The newsstand I walk past every day is always a kaleidoscope of magazines postered with A to Z-list celebrities, famous footballers and the occasional royal scandal. These cover stars are often superficial and rarely relate to me. In spite of that, Pope Francis holds magazine-cover status and has still had a profound and personal influence on my life.
Pope Francis has graced the covers of Rolling Stone, Italian Vanity Fair and Life magazines, as well as Time magazine as their Person of the Year in 2013. In his two and a half years of papacy, he has been able to make a system of ideology that is thousands of years old, feel more relevant in today’s world.
There is a common misconception regarding Pope Francis that he is redefining what it means to be Catholic. However, he is doing just the opposite. He is bringing the Catholic Church back to its simplistic foundation built on virtue and understanding.
Pope Francis is not revising the Catholic ideology, he is merely setting an example for all Catholics to act with compassion. The Pope is making subtle changes, which resonate with a larger audience.
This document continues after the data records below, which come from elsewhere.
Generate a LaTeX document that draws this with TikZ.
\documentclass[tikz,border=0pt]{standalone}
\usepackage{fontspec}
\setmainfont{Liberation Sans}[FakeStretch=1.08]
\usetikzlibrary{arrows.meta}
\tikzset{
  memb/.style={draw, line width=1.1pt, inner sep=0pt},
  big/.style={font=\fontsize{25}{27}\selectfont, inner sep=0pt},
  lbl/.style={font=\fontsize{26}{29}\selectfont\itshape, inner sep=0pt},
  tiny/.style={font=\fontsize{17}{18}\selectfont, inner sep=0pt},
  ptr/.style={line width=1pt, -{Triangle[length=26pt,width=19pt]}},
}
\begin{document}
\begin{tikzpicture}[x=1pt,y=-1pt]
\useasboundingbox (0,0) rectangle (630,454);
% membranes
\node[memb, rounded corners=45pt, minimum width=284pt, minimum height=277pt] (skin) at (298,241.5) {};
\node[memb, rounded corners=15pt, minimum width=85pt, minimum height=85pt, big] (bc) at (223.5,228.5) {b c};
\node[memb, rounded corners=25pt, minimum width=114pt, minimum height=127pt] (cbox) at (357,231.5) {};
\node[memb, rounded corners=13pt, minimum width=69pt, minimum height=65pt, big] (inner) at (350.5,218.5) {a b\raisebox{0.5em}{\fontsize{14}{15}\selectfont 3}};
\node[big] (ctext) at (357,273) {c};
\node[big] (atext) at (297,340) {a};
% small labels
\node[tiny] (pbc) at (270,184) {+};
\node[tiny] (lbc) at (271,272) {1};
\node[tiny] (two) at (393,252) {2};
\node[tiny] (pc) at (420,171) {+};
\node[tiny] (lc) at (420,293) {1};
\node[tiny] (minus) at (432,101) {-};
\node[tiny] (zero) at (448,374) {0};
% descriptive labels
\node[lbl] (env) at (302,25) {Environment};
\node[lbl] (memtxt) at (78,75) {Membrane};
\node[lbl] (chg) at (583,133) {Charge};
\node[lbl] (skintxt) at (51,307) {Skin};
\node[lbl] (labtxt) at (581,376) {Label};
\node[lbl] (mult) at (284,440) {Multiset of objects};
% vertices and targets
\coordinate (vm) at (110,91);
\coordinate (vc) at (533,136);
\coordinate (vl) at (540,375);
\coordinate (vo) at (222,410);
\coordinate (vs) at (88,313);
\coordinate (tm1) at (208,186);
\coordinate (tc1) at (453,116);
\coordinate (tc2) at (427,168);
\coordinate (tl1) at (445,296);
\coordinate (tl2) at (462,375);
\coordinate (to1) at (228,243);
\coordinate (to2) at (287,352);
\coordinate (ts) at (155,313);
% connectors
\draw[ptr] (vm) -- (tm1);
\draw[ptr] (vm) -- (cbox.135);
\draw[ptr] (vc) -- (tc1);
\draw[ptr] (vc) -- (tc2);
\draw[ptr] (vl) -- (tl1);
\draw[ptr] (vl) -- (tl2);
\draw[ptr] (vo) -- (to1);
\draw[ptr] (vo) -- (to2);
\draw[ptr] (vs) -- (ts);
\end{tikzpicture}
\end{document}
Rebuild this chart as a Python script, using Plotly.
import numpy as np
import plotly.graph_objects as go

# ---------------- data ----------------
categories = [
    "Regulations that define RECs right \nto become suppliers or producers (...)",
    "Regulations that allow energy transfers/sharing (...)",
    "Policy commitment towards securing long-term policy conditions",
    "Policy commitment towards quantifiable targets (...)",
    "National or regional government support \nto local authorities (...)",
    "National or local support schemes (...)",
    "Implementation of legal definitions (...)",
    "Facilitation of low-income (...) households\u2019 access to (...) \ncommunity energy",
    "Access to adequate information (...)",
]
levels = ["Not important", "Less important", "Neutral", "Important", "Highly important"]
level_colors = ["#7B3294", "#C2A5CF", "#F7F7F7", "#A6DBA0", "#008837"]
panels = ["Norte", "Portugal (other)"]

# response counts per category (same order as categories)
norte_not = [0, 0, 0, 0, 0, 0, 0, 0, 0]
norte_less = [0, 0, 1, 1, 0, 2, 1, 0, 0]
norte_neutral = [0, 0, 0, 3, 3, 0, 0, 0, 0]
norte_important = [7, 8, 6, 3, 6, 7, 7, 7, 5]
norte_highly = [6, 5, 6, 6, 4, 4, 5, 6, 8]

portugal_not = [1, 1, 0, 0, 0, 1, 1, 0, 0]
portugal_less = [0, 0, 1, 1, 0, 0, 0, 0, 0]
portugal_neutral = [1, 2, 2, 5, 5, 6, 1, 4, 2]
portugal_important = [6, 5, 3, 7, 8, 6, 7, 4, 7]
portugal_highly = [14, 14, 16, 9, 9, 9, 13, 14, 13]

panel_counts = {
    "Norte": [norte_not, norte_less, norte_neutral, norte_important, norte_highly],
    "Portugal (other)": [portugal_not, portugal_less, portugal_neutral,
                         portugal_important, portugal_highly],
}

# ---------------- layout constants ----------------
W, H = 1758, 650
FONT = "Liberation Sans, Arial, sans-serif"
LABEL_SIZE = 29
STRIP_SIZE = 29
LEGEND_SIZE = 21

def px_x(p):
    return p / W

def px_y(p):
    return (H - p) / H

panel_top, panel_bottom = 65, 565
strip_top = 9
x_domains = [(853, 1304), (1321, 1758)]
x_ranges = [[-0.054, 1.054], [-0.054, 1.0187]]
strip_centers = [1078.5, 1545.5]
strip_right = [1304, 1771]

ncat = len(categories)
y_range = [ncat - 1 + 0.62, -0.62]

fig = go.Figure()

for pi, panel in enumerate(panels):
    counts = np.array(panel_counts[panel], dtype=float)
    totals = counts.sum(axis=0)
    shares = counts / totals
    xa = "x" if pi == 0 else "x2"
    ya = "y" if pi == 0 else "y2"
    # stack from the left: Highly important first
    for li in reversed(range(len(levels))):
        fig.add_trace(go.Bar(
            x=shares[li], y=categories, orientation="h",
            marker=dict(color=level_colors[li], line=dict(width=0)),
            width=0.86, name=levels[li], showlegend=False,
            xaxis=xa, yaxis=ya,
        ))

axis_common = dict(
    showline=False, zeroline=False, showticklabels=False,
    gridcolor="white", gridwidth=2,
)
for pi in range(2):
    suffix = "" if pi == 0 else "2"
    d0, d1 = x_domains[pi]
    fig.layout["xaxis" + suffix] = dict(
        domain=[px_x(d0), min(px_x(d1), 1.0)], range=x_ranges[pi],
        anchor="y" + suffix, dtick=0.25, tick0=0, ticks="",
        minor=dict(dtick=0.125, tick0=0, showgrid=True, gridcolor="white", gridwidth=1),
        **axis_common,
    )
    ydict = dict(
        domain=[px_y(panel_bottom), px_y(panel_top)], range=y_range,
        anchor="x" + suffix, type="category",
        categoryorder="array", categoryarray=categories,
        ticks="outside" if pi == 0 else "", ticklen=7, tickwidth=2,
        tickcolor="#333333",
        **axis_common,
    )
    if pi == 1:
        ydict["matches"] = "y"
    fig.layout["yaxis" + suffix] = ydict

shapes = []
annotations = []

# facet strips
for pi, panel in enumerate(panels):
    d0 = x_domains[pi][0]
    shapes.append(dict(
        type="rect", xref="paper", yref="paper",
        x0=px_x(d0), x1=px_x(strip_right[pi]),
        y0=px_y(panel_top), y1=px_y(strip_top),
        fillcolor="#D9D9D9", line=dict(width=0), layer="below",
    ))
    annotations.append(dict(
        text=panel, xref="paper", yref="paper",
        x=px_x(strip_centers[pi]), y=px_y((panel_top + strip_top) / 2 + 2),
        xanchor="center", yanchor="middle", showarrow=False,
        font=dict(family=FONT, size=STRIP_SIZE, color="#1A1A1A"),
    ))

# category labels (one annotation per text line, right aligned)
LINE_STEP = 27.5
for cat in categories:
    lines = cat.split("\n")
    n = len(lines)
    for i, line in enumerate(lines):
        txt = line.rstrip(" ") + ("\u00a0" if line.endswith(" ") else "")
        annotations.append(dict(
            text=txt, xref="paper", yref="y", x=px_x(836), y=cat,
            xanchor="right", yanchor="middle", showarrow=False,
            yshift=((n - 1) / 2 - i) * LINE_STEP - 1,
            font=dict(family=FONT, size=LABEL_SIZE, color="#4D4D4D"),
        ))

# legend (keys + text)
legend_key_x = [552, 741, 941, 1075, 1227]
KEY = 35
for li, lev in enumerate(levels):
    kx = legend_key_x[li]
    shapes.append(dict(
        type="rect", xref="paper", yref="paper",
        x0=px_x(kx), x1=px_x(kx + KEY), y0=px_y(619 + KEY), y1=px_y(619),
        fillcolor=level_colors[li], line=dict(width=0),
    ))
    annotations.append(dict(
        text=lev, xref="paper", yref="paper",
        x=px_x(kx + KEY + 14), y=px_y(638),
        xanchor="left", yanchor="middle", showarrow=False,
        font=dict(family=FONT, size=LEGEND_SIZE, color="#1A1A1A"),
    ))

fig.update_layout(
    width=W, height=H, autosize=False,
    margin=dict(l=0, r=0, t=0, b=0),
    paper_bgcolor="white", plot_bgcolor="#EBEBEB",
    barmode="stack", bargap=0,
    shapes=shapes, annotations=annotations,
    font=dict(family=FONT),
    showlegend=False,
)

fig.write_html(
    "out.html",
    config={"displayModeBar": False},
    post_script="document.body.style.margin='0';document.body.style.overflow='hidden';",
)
It is easy for me, by definition as a Catholic, to be fond of the Pope. Yet, the reason why both Catholics and non-Catholics esteem Pope Francis is because he brings a wave of simplicity to the Catholic Church by working toward purging the institution of scandal, corruption and unnecessary embellishment. The Pope’s reign is built on a foundation of openness, rather than secrecy.
Upon inauguration, Pope Francis appointed a group of eight cardinal advisors. Frankly, this selfless practice of appointing advisors is unheard of. Past Popes may have privately leaned on others for support, but never formally recognized the assistance they received.
It is humbling to me that one of the most prominent men in the world would publicly acknowledge the assistance he gains from others. Pope Francis is working toward not acting as an absolute ruler.
Contrary to misconceptions, the Pope has not altered the church’s position on homosexuality nor on abortion. He has, however, shown his compassion when faced with these issues.
When questioned on the subject of homosexuality, the Pope responded by saying “Who am I to judge?”, which has become his unofficial slogan of sorts. He is doing that which his beliefs align him to do: Act with grace and compassion.
Pope Francis has continued his virtuous actions, coming to be known as “a Pope for the poor,” due to his work with the needy. He highlights a shift in today’s society, noting that our world now centers around money, rather than man itself. “I recognize that globalization has helped many people to exit poverty, but it has also condemned many others to die from hunger,” he said in an interview published by Italian newspaper La Stampa.
The Pope has shed light on the severity of today’s wealth disparity. He has also led the church in becoming more accepting of those traditionally marginalized by the church: Women, convicts and those who practice other religious beliefs.
There is an ancient Catholic practice of washing the feet during holy week, a ritual which originates from when Jesus washed the feet of the 12 disciples. Traditionally, popes have washed the feel of only high-status priests in this ceremony.
Yet, once again, Pope Francis is not a traditional Pope. He washed the feet of two women during the 2013 ceremony, and those of convicts and non-Catholics in other ceremonies.
He is trying to bring the sanctity of church ceremonies outside Vatican walls, as is ceremonies have been conducted within poorer neighborhoods. This exemplifies the Pope’s ability to not act as an isolated figure who runs the Catholic church from the comfort of an ornate Vatican room; he likes to meet face-to-face with the public in the real world.
Another instance of how the Pope is relevant in modern issues is his reaction to the Syrian refugee crisis. He has urged Catholic parishes that it is their duty to open their doors to a refugee family. In fact, the Pope himself has accepted two Syrian refugee families into the Vatican. In this respect, Pope Francis is ahead of many European politicians who have yet to come to the realization that they are in positions of power to aid the refugees.
I am excited about this forward-looking mentality the Pope brings to the church, whilst still ensuring that it is rooted deeply in its foundation of faith. I have been a practicing Catholic for my entire life, but never have I been so motivated by the influence and future of my faith in today’s modern world than right now, during Pope Francis’ papacy.